## [RECORDS SUPPLIED]
*****

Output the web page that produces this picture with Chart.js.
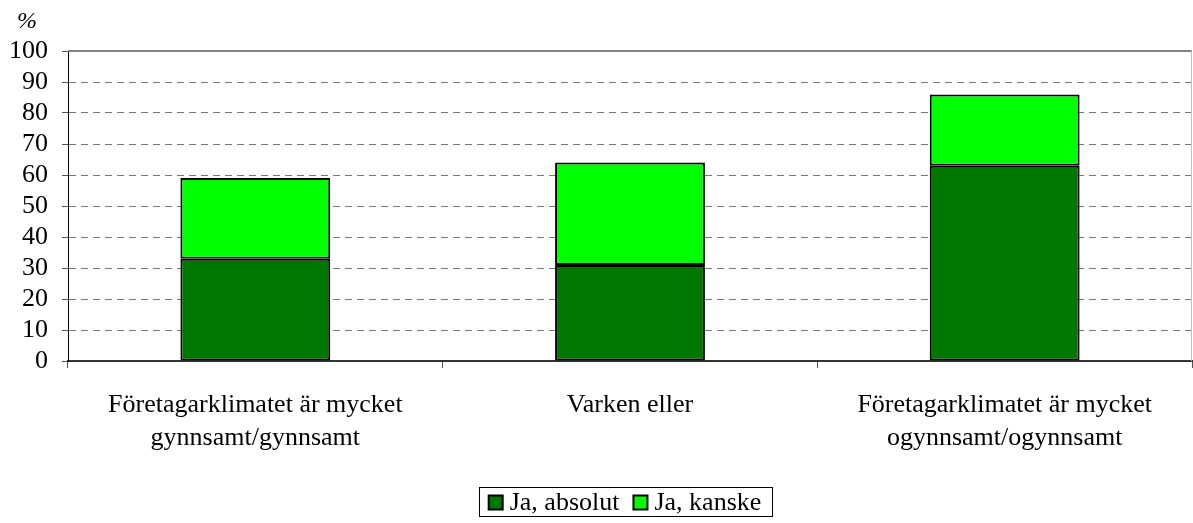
<!DOCTYPE html>
<html>
<head>
<meta charset="utf-8">
<script src="https://cdn.jsdelivr.net/npm/chart.js@4.4.0/dist/chart.umd.min.js"></script>
<style>
    html, body { margin: 0; padding: 0; background: #fff; }
    #wrap { width: 1193px; height: 523px; position: relative; }
</style>
</head>
<body>
<div id="wrap"><canvas id="chart" width="1193" height="523"></canvas></div>
<script>
// data
const categories = [
    ['Företagarklimatet är mycket', 'gynnsamt/gynnsamt'],
    'Varken eller',
    ['Företagarklimatet är mycket', 'ogynnsamt/ogynnsamt']
];
const jaAbsolut = [33, 31, 63];
const jaKanske = [26, 33, 23];
const yTicks = [0, 10, 20, 30, 40, 50, 60, 70, 80, 90, 100];

const FONT = '"Liberation Serif", "Times New Roman", serif';
const FS = 26;

// frame on top/right + "%" label + boxed legend
const extras = {
    id: 'extras',
    afterDraw(chart) {
        const ctx = chart.ctx;
        const a = chart.chartArea;
        ctx.save();
        ctx.strokeStyle = '#808080';
        ctx.lineWidth = 2;
        ctx.beginPath();
        ctx.moveTo(a.left, a.top);
        ctx.lineTo(a.right, a.top);
        ctx.stroke();
        ctx.lineWidth = 1;
        ctx.strokeStyle = '#c0c0c0';
        ctx.beginPath();
        ctx.moveTo(a.right - 0.5, a.top);
        ctx.lineTo(a.right - 0.5, a.bottom);
        ctx.stroke();

        ctx.fillStyle = '#000';
        ctx.font = 'italic 24px ' + FONT;
        ctx.textBaseline = 'alphabetic';
        ctx.textAlign = 'left';
        ctx.fillText('%', 17, 28);

        // legend
        ctx.font = FS + 'px ' + FONT;
        const sets = chart.data.datasets;
        const box = 14, gap = 7, itemGap = 14, pad = 10;
        let total = 0;
        const widths = sets.map(d => ctx.measureText(d.label).width);
        widths.forEach(w => total += box + gap + w);
        total += itemGap * (sets.length - 1);
        const cx = 625;
        const top = 487, h = 29;
        const left = cx - total / 2 - pad;
        ctx.strokeStyle = '#000';
        ctx.lineWidth = 1;
        ctx.strokeRect(Math.round(left) + 0.5, top + 0.5, Math.round(total + pad * 2), h);
        let x = cx - total / 2;
        const midY = top + h / 2 + 1;
        sets.forEach((d, i) => {
            ctx.fillStyle = d.backgroundColor;
            ctx.fillRect(x, midY - box / 2, box, box);
            ctx.lineWidth = 2;
            ctx.strokeRect(x, midY - box / 2, box, box);
            ctx.fillStyle = '#000';
            ctx.textBaseline = 'middle';
            ctx.fillText(d.label, x + box + gap, midY + 1);
            x += box + gap + widths[i] + itemGap;
        });
        ctx.restore();
    }
};

new Chart(document.getElementById('chart'), {
    type: 'bar',
    data: {
        labels: categories,
        datasets: [
            {
                label: 'Ja, absolut',
                data: jaAbsolut,
                backgroundColor: '#007800',
                borderColor: '#000',
                borderWidth: 2,
                borderSkipped: false
            },
            {
                label: 'Ja, kanske',
                data: jaKanske,
                backgroundColor: '#00ff00',
                borderColor: '#000',
                borderWidth: 2,
                borderSkipped: false
            }
        ]
    },
    options: {
        responsive: false,
        animation: false,
        layout: { padding: { top: 51, left: 0, right: 1, bottom: 72 } },
        plugins: {
            legend: { display: false },
            tooltip: { enabled: false }
        },
        datasets: {
            bar: { categoryPercentage: 1, barPercentage: 0.4 }
        },
        scales: {
            x: {
                stacked: true,
                grid: {
                    offset: true,
                    drawOnChartArea: false,
                    tickLength: 7,
                    tickColor: '#555'
                },
                border: { color: '#333', width: 2 },
                ticks: {
                    color: '#000',
                    font: { family: FONT, size: FS, lineHeight: 1.27 },
                    padding: 21,
                    maxRotation: 0,
                    autoSkip: false
                },
                afterFit(scale) { scale.height = 90; }
            },
            y: {
                stacked: true,
                min: 0,
                max: 100,
                afterBuildTicks(scale) { scale.ticks = yTicks.map(v => ({ value: v })); },
                grid: {
                    color: '#777',
                    lineWidth: 1,
                    tickLength: 6,
                    tickColor: '#555'
                },
                border: { color: '#000', width: 1, dash: [7, 5] },
                ticks: {
                    color: '#000',
                    font: { family: FONT, size: FS },
                    padding: 14,
                    autoSkip: false
                },
                afterFit(scale) { scale.width = 68; }
            }
        }
    },
    plugins: [extras]
});
</script>
</body>
</html>
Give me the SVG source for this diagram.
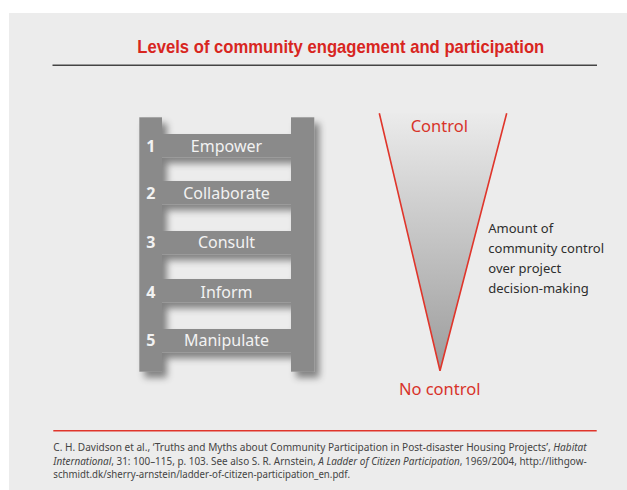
<svg xmlns="http://www.w3.org/2000/svg" width="627" height="490" viewBox="0 0 627 490">
<style>
.title{font-family:"Liberation Sans",Arial,sans-serif;font-weight:bold;font-size:18.5px;fill:#d8261f}
.lad{fill:#8a8a8a}
.num{font-family:"Noto Sans","Open Sans",sans-serif;font-weight:bold;font-size:16px;fill:#f2f2f2}
.lbl{font-family:"Noto Sans","Open Sans",sans-serif;font-size:16px;fill:#f2f2f2;text-anchor:middle}
.red{font-family:"Noto Sans","Open Sans",sans-serif;font-size:16.5px;fill:#d8332a;text-anchor:middle}
.side{font-family:"Noto Sans","Open Sans",sans-serif;font-size:13px;fill:#2e2e2e}
.foot{font-family:"Noto Sans","Open Sans",sans-serif;font-size:10px;fill:#444}
.it{font-style:italic}
</style>
<defs>
<filter id="sh" x="-20%" y="-20%" width="150%" height="150%">
<feDropShadow dx="5" dy="6" stdDeviation="3.5" flood-color="#000" flood-opacity="0.45"/>
</filter>
<linearGradient id="tg" x1="0" y1="0" x2="0" y2="1">
<stop offset="0" stop-color="#ebebeb"/>
<stop offset="1" stop-color="#9c9c9c"/>
</linearGradient>
</defs>
<rect x="0" y="0" width="627" height="490" fill="#ffffff"/>
<rect x="9" y="13" width="618" height="477" fill="#ececec"/>

<g id="title">
<text class="title" x="137.3" y="52.7" textLength="407" lengthAdjust="spacingAndGlyphs">Levels of community engagement and participation</text>
<line x1="52.5" y1="65.3" x2="597" y2="65.3" stroke="#444" stroke-width="1.6"/>
</g>

<g id="ladder-shape" filter="url(#sh)">
<rect class="lad" x="139.3" y="117.3" width="22.7" height="254.4"/>
<rect class="lad" x="291" y="117.3" width="23.3" height="254.4"/>
<rect class="lad" x="162" y="134" width="129" height="23.3"/>
<rect class="lad" x="162" y="181" width="129" height="23.3"/>
<rect class="lad" x="162" y="231" width="129" height="23.3"/>
<rect class="lad" x="162" y="279" width="129" height="23.3"/>
<rect class="lad" x="162" y="329" width="129" height="23.3"/>
</g>

<g id="level-1">
<text class="num" x="146.3" y="151.7">1</text>
<text class="lbl" x="226.5" y="151.5">Empower</text>
</g>
<g id="level-2">
<text class="num" x="146.3" y="198.5">2</text>
<text class="lbl" x="226.5" y="198.5">Collaborate</text>
</g>
<g id="level-3">
<text class="num" x="146.3" y="248">3</text>
<text class="lbl" x="226.5" y="248">Consult</text>
</g>
<g id="level-4">
<text class="num" x="146.3" y="297.5">4</text>
<text class="lbl" x="226.5" y="297.5">Inform</text>
</g>
<g id="level-5">
<text class="num" x="146.3" y="345.5">5</text>
<text class="lbl" x="226.5" y="346">Manipulate</text>
</g>

<g id="control-wedge">
<polygon points="379.3,113.3 506.7,113.3 440,370.7" fill="url(#tg)"/>
<polyline points="379.3,113.3 440,370.7 506.7,113.3" fill="none" stroke="#e0352b" stroke-width="1.6" stroke-linejoin="miter"/>
<text class="red" x="439.3" y="131.7">Control</text>
<text class="red" x="439.7" y="395">No control</text>
</g>

<g id="wedge-label">
<text class="side" x="488.3" y="233.3">Amount of</text>
<text class="side" x="488.3" y="253.3">community control</text>
<text class="side" x="488.3" y="273.3">over project</text>
<text class="side" x="488.3" y="292.7">decision-making</text>
</g>

<g id="footer">
<line x1="53.3" y1="430.7" x2="596.7" y2="430.7" stroke="#e0352b" stroke-width="1.4"/>
<text class="foot" x="53.3" y="450.7" textLength="533.4" lengthAdjust="spacingAndGlyphs">C. H. Davidson et al., ‘Truths and Myths about Community Participation in Post-disaster Housing Projects’, <tspan class="it">Habitat</tspan></text>
<text class="foot" x="53.3" y="464.5" textLength="533.4" lengthAdjust="spacingAndGlyphs"><tspan class="it">International</tspan>, 31: 100–115, p. 103. See also S. R. Arnstein, <tspan class="it">A Ladder of Citizen Participation</tspan>, 1969/2004, http://lithgow-</text>
<text class="foot" x="53.3" y="478.3" textLength="296.7" lengthAdjust="spacingAndGlyphs">schmidt.dk/sherry-arnstein/ladder-of-citizen-participation_en.pdf.</text>
</g>
</svg>
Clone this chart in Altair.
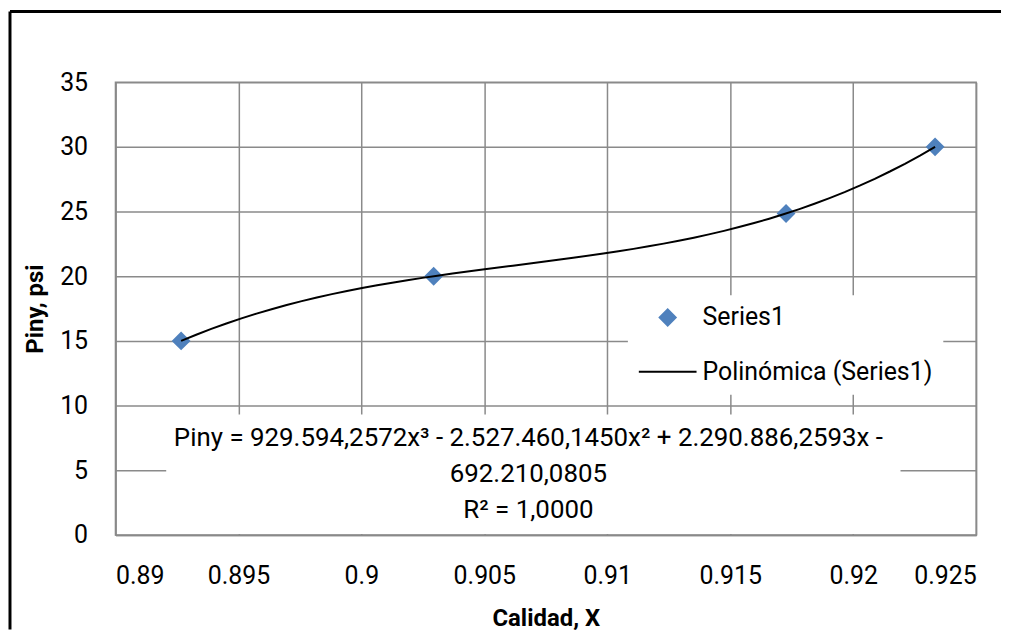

*****

Word for word, give again the lines from the first entry to the line with "const FS = 26;", inclusive. Exclude the pictures.

Output the web page that produces this picture with Chart.js.
<!DOCTYPE html>
<html>
<head>
<meta charset="utf-8">
<script src="https://cdn.jsdelivr.net/npm/chart.js@4.4.0/dist/chart.umd.min.js"></script>
<style>
    html, body { margin: 0; padding: 0; background: #fff; }
    #wrap { width: 1193px; height: 523px; position: relative; }
</style>
</head>
<body>
<div id="wrap"><canvas id="chart" width="1193" height="523"></canvas></div>
<script>
// data
const categories = [
    ['Företagarklimatet är mycket', 'gynnsamt/gynnsamt'],
    'Varken eller',
    ['Företagarklimatet är mycket', 'ogynnsamt/ogynnsamt']
];
const jaAbsolut = [33, 31, 63];
const jaKanske = [26, 33, 23];
const yTicks = [0, 10, 20, 30, 40, 50, 60, 70, 80, 90, 100];

const FONT = '"Liberation Serif", "Times New Roman", serif';
const FS = 26;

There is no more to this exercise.